Microplastics and Co‐Contaminants in Soil: A Review of Combined Ecological Impact and Emerging Remediation Strategies
This review synthesizes evidence on how microplastics in soil interact with co-contaminants including heavy metals, pharmaceuticals, and persistent organic pollutants, finding that microplastics modify the mobility, bioavailability, and toxicity of these co-occurring pollutants in ways that current risk assessments do not fully capture.

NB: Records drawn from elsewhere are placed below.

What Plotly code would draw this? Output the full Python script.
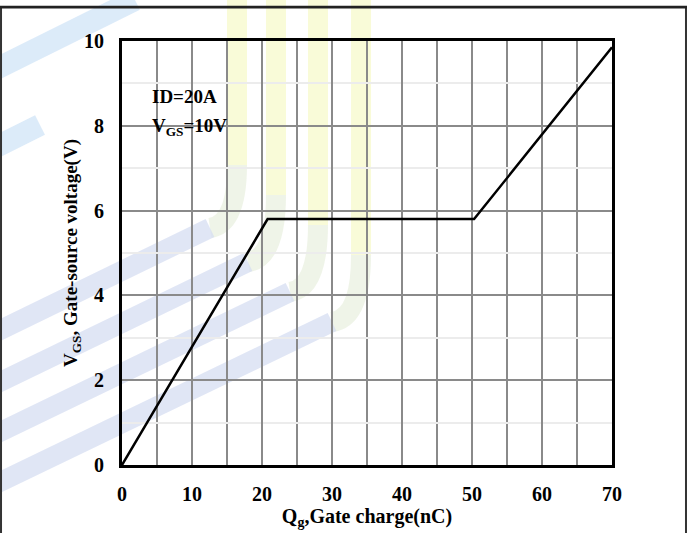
import plotly.graph_objects as go

# Data
qg_nc = [0, 20.8, 50.3, 70]
vgs_v = [0, 5.8, 5.8, 9.85]
x_ticks = [0, 10, 20, 30, 40, 50, 60, 70]
y_ticks = [0, 2, 4, 6, 8, 10]
x_minor = [5, 15, 25, 35, 45, 55, 65]
y_minor = [1, 3, 5, 7, 9]

FONT = "Liberation Serif"
W, H = 694, 533
L, R, T, B = 122, 82, 41, 68
PW, PH = W - L - R, H - T - B


def px(x):
    return (x - L) / PW


def py(y):
    return (H - B - y) / PH


def P(x, y):
    return f"{px(x):.4f},{py(y):.4f}"


fig = go.Figure()
fig.add_trace(go.Scatter(x=qg_nc, y=vgs_v, mode="lines",
                         line=dict(color="black", width=2.5), showlegend=False,
                         hoverinfo="skip"))

# Faint watermark bands (decorative)
bands = [
    (237, 165, (210, 228), 330),
    (276, 195, (248, 262), 382),
    (318, 225, (290, 292), 432),
    (361, 255, (332, 322), 482),
]

for xv, yc, (xe, ye), yl in bands:
    slope = (yl - ye) / xe
    fig.add_shape(type="path", xref="paper", yref="paper",
                  path=f"M {P(xv, -5)} L {P(xv, yc)}",
                  line=dict(color="rgba(246,250,200,0.7)", width=20), layer="below")
    fig.add_shape(type="path", xref="paper", yref="paper",
                  path=f"M {P(xv, yc)} Q {P(xv, ye - 4)} {P(xe, ye)}",
                  line=dict(color="rgba(232,240,222,0.7)", width=20), layer="below")
    fig.add_shape(type="path", xref="paper", yref="paper",
                  path=f"M {P(xe, ye)} L {P(-10, ye + slope * (xe + 10))}",
                  line=dict(color="rgba(214,222,242,0.75)", width=20), layer="below")

for (x0, y0, x1, y1) in [(-10, 72, 135, 0), (-10, 150, 40, 125)]:
    fig.add_shape(type="path", xref="paper", yref="paper",
                  path=f"M {P(x0, y0)} L {P(x1, y1)}",
                  line=dict(color="rgba(205,226,246,0.7)", width=22), layer="below")

# Outer frame: right and left edges, and top rule as a filled strip
fig.add_shape(type="path", xref="paper", yref="paper",
              path=f"M {P(686, 7)} L {P(686, 540)} M {P(1, 7)} L {P(1, 540)}",
              line=dict(color="#333", width=2), layer="above")
fig.add_shape(type="rect", xref="paper", yref="paper",
              x0=px(0), x1=px(687), y0=py(8.5), y1=py(5.8),
              fillcolor="#222", line=dict(width=0), layer="above")

fig.update_layout(
    width=W, height=H,
    margin=dict(l=L, r=R, t=T, b=B),
    paper_bgcolor="white", plot_bgcolor="rgba(0,0,0,0)",
    font=dict(family=FONT, color="black"),
    xaxis=dict(range=[0, 70], tickvals=x_ticks, showgrid=True,
               gridcolor="#8a8a8a", gridwidth=1.5,
               minor=dict(tickvals=x_minor, showgrid=True, gridcolor="#8a8a8a", gridwidth=1.5),
               showline=True, linecolor="black", linewidth=3, mirror=True,
               zeroline=False, ticks="", ticklabelstandoff=9,
               tickfont=dict(family=FONT, size=20, color="black", weight="bold"),
               title=dict(text="<b>Q<sub>g</sub>,Gate charge(nC)</b>", standoff=1,
                          font=dict(family=FONT, size=20, color="black"))),
    yaxis=dict(range=[0, 10], tickvals=y_ticks, showgrid=True,
               gridcolor="#8a8a8a", gridwidth=1.5,
               minor=dict(tickvals=y_minor, showgrid=True, gridcolor="#ececec", gridwidth=1.5),
               showline=True, linecolor="black", linewidth=3, mirror=True,
               zeroline=False, ticks="", ticklabelstandoff=11,
               tickfont=dict(family=FONT, size=20, color="black", weight="bold"),
               title=dict(text="<b>V<sub>GS</sub>, Gate-source voltage(V)</b>", standoff=2,
                          font=dict(family=FONT, size=19, color="black"))),
)

fig.add_annotation(x=4, y=8.68, xref="x", yref="y", text="<b>ID=20A</b>",
                   showarrow=False, xanchor="left", yanchor="middle",
                   font=dict(family=FONT, size=19, color="black"))
fig.add_annotation(x=4, y=7.97, xref="x", yref="y", text="<b>V<sub>GS</sub>=10V</b>",
                   showarrow=False, xanchor="left", yanchor="middle",
                   font=dict(family=FONT, size=19, color="black"))

fig.write_html("out.html", config={"displayModeBar": False},
               post_script="document.body.style.margin='0';")
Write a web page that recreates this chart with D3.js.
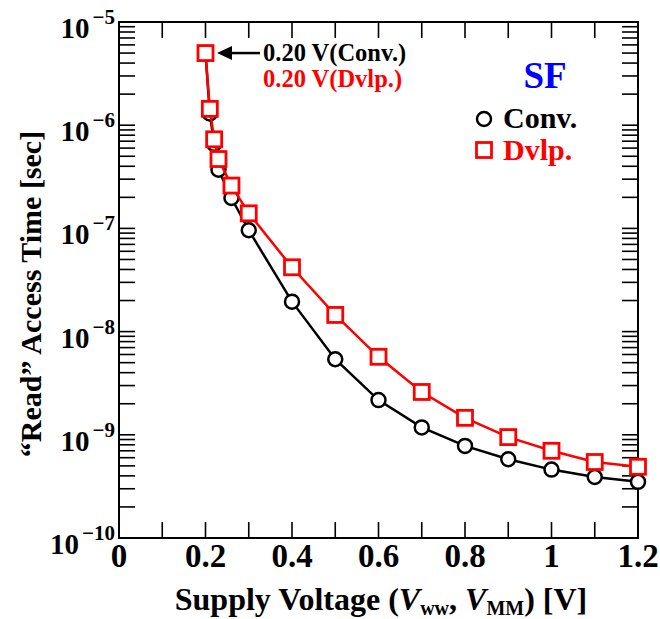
<!DOCTYPE html>
<html><head><meta charset="utf-8">
<script src="https://cdn.jsdelivr.net/npm/d3@7"></script>
<style>body{margin:0;background:#fff}svg{display:block}text{font-family:"Liberation Serif","Times New Roman",serif;font-weight:bold}</style>
</head><body><svg id="c" width="660" height="619"></svg>
<script>
const convV = [0.20,0.21,0.22,0.23,0.26,0.30,0.4,0.5,0.6,0.7,0.8,0.9,1.0,1.1,1.2];
const convT = [5.0e-6,1.3e-6,6.6e-7,3.7e-7,1.97e-7,9.6e-8,1.95e-8,5.4e-9,2.17e-9,1.18e-9,7.8e-10,5.8e-10,4.6e-10,3.9e-10,3.5e-10];
const dvlpV = [0.20,0.21,0.22,0.23,0.26,0.30,0.4,0.5,0.6,0.7,0.8,0.9,1.0,1.1,1.2];
const dvlpT = [5.0e-6,1.44e-6,7.3e-7,4.7e-7,2.6e-7,1.4e-7,4.2e-8,1.45e-8,5.7e-9,2.6e-9,1.46e-9,9.5e-10,7.0e-10,5.45e-10,4.9e-10];
const xTickLabels = ["0","0.2","0.4","0.6","0.8","1","1.2"];
const yDecades = [-5,-6,-7,-8,-9,-10];

const svg = d3.select("#c");
const L=119,R=638,T=22,B=538;
const x = d3.scaleLinear().domain([0,1.2]).range([L,R]);
const y = d3.scaleLog().domain([1e-10,1e-5]).range([B,T]);

const tickLen=16;
const yt=[];
for(let e=-10;e<-5;e++){for(let m=1;m<10;m++){yt.push(m*Math.pow(10,e));}}
yt.forEach(v=>{
  svg.append("line").attr("x1",L).attr("x2",L+tickLen).attr("y1",y(v)).attr("y2",y(v)).attr("stroke","#000").attr("stroke-width",1.6);
  svg.append("line").attr("x1",R).attr("x2",R-tickLen).attr("y1",y(v)).attr("y2",y(v)).attr("stroke","#000").attr("stroke-width",1.6);
});
d3.range(0,1.2001,0.1).forEach(v=>{
  svg.append("line").attr("x1",x(v)).attr("x2",x(v)).attr("y1",B).attr("y2",B-tickLen).attr("stroke","#000").attr("stroke-width",1.6);
  svg.append("line").attr("x1",x(v)).attr("x2",x(v)).attr("y1",T).attr("y2",T+tickLen).attr("stroke","#000").attr("stroke-width",1.6);
});
svg.append("rect").attr("x",L).attr("y",T).attr("width",R-L).attr("height",B-T).attr("fill","none").attr("stroke","#000").attr("stroke-width",2);

xTickLabels.forEach((t,i)=>{
  svg.append("text").attr("x",x(i*0.2)).attr("y",567).attr("text-anchor","middle").attr("font-size",33).text(t);
});
yDecades.forEach(e=>{
  const t=svg.append("text").attr("x",115).attr("y",y(Math.pow(10,e))+16).attr("text-anchor","end").attr("font-size",29);
  t.append("tspan").text("10");
  t.append("tspan").attr("dx",3).attr("dy",-14).attr("font-size",21).text("\u2212"+(-e));
});

const xt=svg.append("text").attr("x",381).attr("y",610).attr("text-anchor","middle").attr("font-size",32);
xt.append("tspan").text("Supply Voltage (");
xt.append("tspan").attr("font-style","italic").text("V");
xt.append("tspan").attr("font-size",20).attr("dy",5).text("ww");
xt.append("tspan").attr("dy",-5).text(", ");
xt.append("tspan").attr("font-style","italic").text("V");
xt.append("tspan").attr("font-size",20).attr("dy",5).text("MM");
xt.append("tspan").attr("dy",-5).text(") [V]");

svg.append("text").attr("transform","translate(41,294) rotate(-90)").attr("text-anchor","middle").attr("font-size",30).text("\u201cRead\u201d Access Time [sec]");

const line=d3.line().x(d=>x(d[0])).y(d=>y(d[1]));
const conv=convV.map((v,i)=>[v,convT[i]]);
const dvlp=dvlpV.map((v,i)=>[v,dvlpT[i]]);
svg.append("path").datum(conv).attr("d",line).attr("fill","none").attr("stroke","#000").attr("stroke-width",2.5);
svg.selectAll("circle.c").data(conv).enter().append("circle").attr("cx",d=>x(d[0])).attr("cy",d=>y(d[1])).attr("r",7).attr("fill","#fff").attr("stroke","#000").attr("stroke-width",2.5);
svg.append("path").datum(dvlp).attr("d",line).attr("fill","none").attr("stroke","#ff0000").attr("stroke-width",2.5);
const s=15;
svg.selectAll("rect.d").data(dvlp).enter().append("rect").attr("x",d=>x(d[0])-s/2).attr("y",d=>y(d[1])-s/2).attr("width",s).attr("height",s).attr("fill","#fff").attr("stroke","#ff0000").attr("stroke-width",2.8);

const ay=y(dvlpT[0]);
svg.append("line").attr("x1",260).attr("x2",228).attr("y1",ay).attr("y2",ay).attr("stroke","#000").attr("stroke-width",2.5);
svg.append("path").attr("d",`M${217},${ay} L${232},${ay-7} L${232},${ay+7} Z`).attr("fill","#000");
svg.append("text").attr("x",263).attr("y",61).attr("font-size",24.5).attr("fill","#000").text("0.20 V(Conv.)");
svg.append("text").attr("x",263).attr("y",87).attr("font-size",24.5).attr("fill","#ff0000").text("0.20 V(Dvlp.)");

svg.append("text").attr("x",545).attr("y",88).attr("text-anchor","middle").attr("font-size",37).attr("fill","#0000ff").text("SF");
svg.append("circle").attr("cx",484).attr("cy",119).attr("r",7).attr("fill","#fff").attr("stroke","#000").attr("stroke-width",2.5);
svg.append("text").attr("x",503).attr("y",128).attr("font-size",30).text("Conv.");
svg.append("rect").attr("x",484-s/2).attr("y",150-s/2).attr("width",s).attr("height",s).attr("fill","#fff").attr("stroke","#ff0000").attr("stroke-width",2.8);
svg.append("text").attr("x",503).attr("y",160).attr("font-size",30).attr("fill","#ff0000").text("Dvlp.");
</script></body></html>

The impact of microplastic pollution on ecological environment: a review
This review examines the broad ecological impact of microplastic pollution, focusing on how the strong adsorption capacity of microplastic surfaces allows them to carry persistent organic pollutants through the environment. Researchers found that the combined effects of microplastics and adsorbed chemicals increase toxicity to organisms across different levels of the food chain. The study calls for more research into the long-term ecological consequences of microplastic pollution and its synergistic effects with other contaminants.
Effect of microplastics on the environmental behavior of emerging contaminants in aquatic matrices
This study examines how microplastics affect the environmental behavior of emerging contaminants in aquatic systems. Microplastics can adsorb other pollutants and alter their bioavailability, potentially increasing or decreasing toxic effects depending on the chemicals and environmental conditions.